Data released earlier this month by the UN Food and Agriculture Organization (FAO) shows that although food prices are now higher than in the last two years, they are still below the peaks they reached in 2008 and 2011. Export restrictions were among the measures that are believed to have exacerbated price spikes at that time, causing food import bills to rise sharply for net food-importing developing countries.
Final consultations in Geneva
Following small group meetings this week in Geneva, Kenyan Ambassador Stephen Karau, who chairs the WTO agriculture negotiations, is expected to convene an informal negotiating session on Monday to report back to the whole membership on the state of the talks.

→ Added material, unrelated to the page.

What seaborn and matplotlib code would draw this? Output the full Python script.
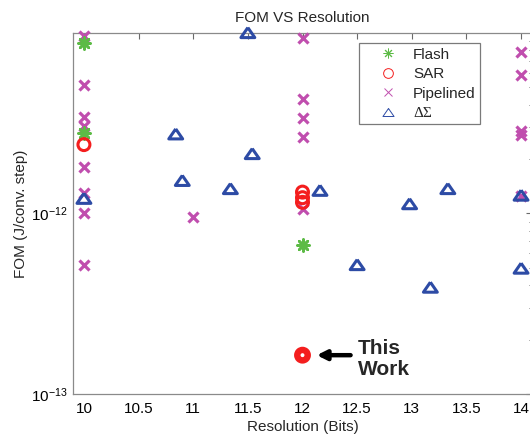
import matplotlib
matplotlib.use("Agg")
import matplotlib.pyplot as plt
import numpy as np
import pandas as pd
import seaborn as sns
from matplotlib.lines import Line2D
from matplotlib.ticker import (MultipleLocator, FormatStrFormatter, LogLocator,
                               NullFormatter, FixedLocator, LogFormatterSciNotation)

# ---- data ----
flash_x = [10, 10, 12]
flash_y = [8.8e-12, 2.77e-12, 6.7e-13]

sar_x = [10, 12, 12, 12]
sar_y = [2.4e-12, 1.31e-12, 1.22e-12, 1.15e-12]

this_work_x = [12]
this_work_y = [1.64e-13]

pipe_x = [10, 10, 10, 10, 10, 10, 10, 10, 11, 12, 12, 12, 12, 12, 14, 14, 14, 14, 14]
pipe_y = [9.6e-12, 5.1e-12, 3.4e-12, 3.06e-12, 1.8e-12, 1.29e-12, 1.0e-12, 5.16e-13,
          0.95e-12, 9.3e-12, 4.3e-12, 3.35e-12, 2.66e-12, 1.06e-12,
          7.85e-12, 5.8e-12, 2.85e-12, 2.7e-12, 1.25e-12]

ds_x = [10, 10.84, 10.9, 11.34, 11.5, 11.54, 12.16, 12.5, 12.98, 13.17, 13.33, 14, 14]
ds_y = [1.21e-12, 2.75e-12, 1.52e-12, 1.37e-12, 1.0e-11, 2.14e-12, 1.34e-12, 5.2e-13,
        1.13e-12, 3.9e-13, 1.37e-12, 1.26e-12, 4.97e-13]

legend_labels = ["Flash", "SAR", "Pipelined", "\u0394\u03a3"]
x_ticks = [10, 10.5, 11, 11.5, 12, 12.5, 13, 13.5, 14]
y_ticks = [1e-13, 1e-12]

# ---- style ----
sns.set_style("white")
plt.rcParams['font.family'] = ['Liberation Sans', 'DejaVu Sans']
plt.rcParams['font.size'] = 11

c_flash = "#5DBB46"
c_sar = "#F41E1E"
c_pipe = "#C04EAE"
c_ds = "#2D4BA5"
tri = [(0, 0.72), (-1, -0.72), (1, -0.72), (0, 0.72)]
aster = (8, 2, 0)

fig = plt.figure(figsize=(5.3, 4.38), dpi=100)
ax = fig.add_axes([73/530, 44/438, 459/530, 361/438])

df_pipe = pd.DataFrame({"x": pipe_x, "y": pipe_y})
df_flash = pd.DataFrame({"x": flash_x, "y": flash_y})
df_sar = pd.DataFrame({"x": sar_x, "y": sar_y})
df_tw = pd.DataFrame({"x": this_work_x, "y": this_work_y})
df_ds = pd.DataFrame({"x": ds_x, "y": ds_y})

sns.scatterplot(data=df_pipe, x="x", y="y", ax=ax, marker="x", color=c_pipe,
                s=52, linewidth=2.3, clip_on=False, legend=False, zorder=3)
sns.scatterplot(data=df_flash, x="x", y="y", ax=ax, marker=aster, color=c_flash,
                edgecolor=c_flash, s=74, linewidth=1.9, clip_on=False, legend=False, zorder=4)
sns.scatterplot(data=df_sar, x="x", y="y", ax=ax, marker="o", color=c_sar,
                facecolor="none", edgecolor=c_sar, s=74, linewidth=2.2,
                clip_on=False, legend=False, zorder=5)
sns.scatterplot(data=df_tw, x="x", y="y", ax=ax, marker="o", color=c_sar,
                facecolor="none", edgecolor=c_sar, s=57, linewidth=4.6,
                clip_on=False, legend=False, zorder=5)
sns.scatterplot(data=df_ds, x="x", y="y", ax=ax, marker=tri, color=c_ds,
                facecolor="none", edgecolor=c_ds, s=100, linewidth=2.2,
                clip_on=False, legend=False, zorder=6)

ax.set_yscale("log")
ax.set_xlim(9.9, 14.1)
ax.set_ylim(1e-13, 0.995e-11)

ax.xaxis.set_major_locator(FixedLocator(x_ticks))
ax.xaxis.set_major_formatter(FormatStrFormatter("%g"))
ax.yaxis.set_major_locator(FixedLocator(y_ticks))
ax.yaxis.set_major_formatter(LogFormatterSciNotation(base=10))
ax.yaxis.set_minor_locator(LogLocator(base=10, subs=np.arange(2, 10)))
ax.yaxis.set_minor_formatter(NullFormatter())

for side, sp in ax.spines.items():
    sp.set_visible(True)
    sp.set_color("#8a8a8a")
    sp.set_linewidth(0.9)

ax.tick_params(axis="both", which="both", direction="in", top=True, right=True,
               color="#6a6a6a", labelcolor="black", labelsize=11)
ax.tick_params(axis="both", which="major", length=4, width=0.8)
ax.tick_params(axis="y", which="minor", length=2.5, width=0.7)
ax.tick_params(axis="x", which="major", pad=6)
ax.tick_params(axis="y", which="major", pad=4)

ax.set_title("FOM VS Resolution", fontsize=11, pad=8)
ax.set_xlabel("Resolution (Bits)", fontsize=11, labelpad=3)
ax.set_ylabel("FOM (J/conv. step)", fontsize=11, labelpad=2)

# "This Work" annotation
ax.annotate("", xy=(12.13, 1.64e-13), xytext=(12.44, 1.64e-13),
            arrowprops=dict(arrowstyle="-|>", lw=3.2, color="black",
                            mutation_scale=14, shrinkA=0, shrinkB=0))
ax.text(12.51, 1.56e-13, "This\nWork", fontsize=15, fontweight="bold",
        ha="left", va="center", linespacing=1.1)

# legend
handles = [
    Line2D([], [], marker=aster, color=c_flash, linestyle="none", markersize=7,
           markeredgewidth=0.7),
    Line2D([], [], marker="o", color=c_sar, linestyle="none", markersize=7,
           markerfacecolor="none", markeredgewidth=0.7),
    Line2D([], [], marker="x", color=c_pipe, linestyle="none", markersize=5.5,
           markeredgewidth=0.7),
    Line2D([], [], marker=tri, color=c_ds, linestyle="none", markersize=8,
           markerfacecolor="none", markeredgewidth=0.7),
]
leg = ax.legend(handles, legend_labels, loc="upper left",
                bbox_to_anchor=(0.623, 0.972), borderaxespad=0,
                fontsize=11, frameon=True, fancybox=False, framealpha=1,
                edgecolor="#7a7a7a", borderpad=0.3, handlelength=3.2,
                handletextpad=0.05, labelspacing=0.36, numpoints=1)
leg.get_frame().set_linewidth(0.9)
leg.get_texts()[3].set_fontfamily(["Liberation Serif", "DejaVu Serif"])

fig.savefig("out.png", dpi=100)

The WTO’s top decision-making body outside of the ministerial conference, the General Council, is then due to meet from 30 November-1 December.
Trade officials who spoke to Bridges were divided over the prospects for progress on agriculture in Buenos Aires. Several delegates noted that the US in particular is sceptical about whether an outcome can be achieved, a sentiment which it has expressed in other WTO negotiating contexts, citing time constraints and the diverging views among members.
Other officials expressed cautious optimism, with some suggesting that the publishing of various proposals in recent weeks now meant that negotiators were able to discern approximate “landing zones” in some areas of the talks.
One source cautioned that political leaders could still spring surprises in Buenos Aires, even if the outline of a deal were to emerge from the Geneva process.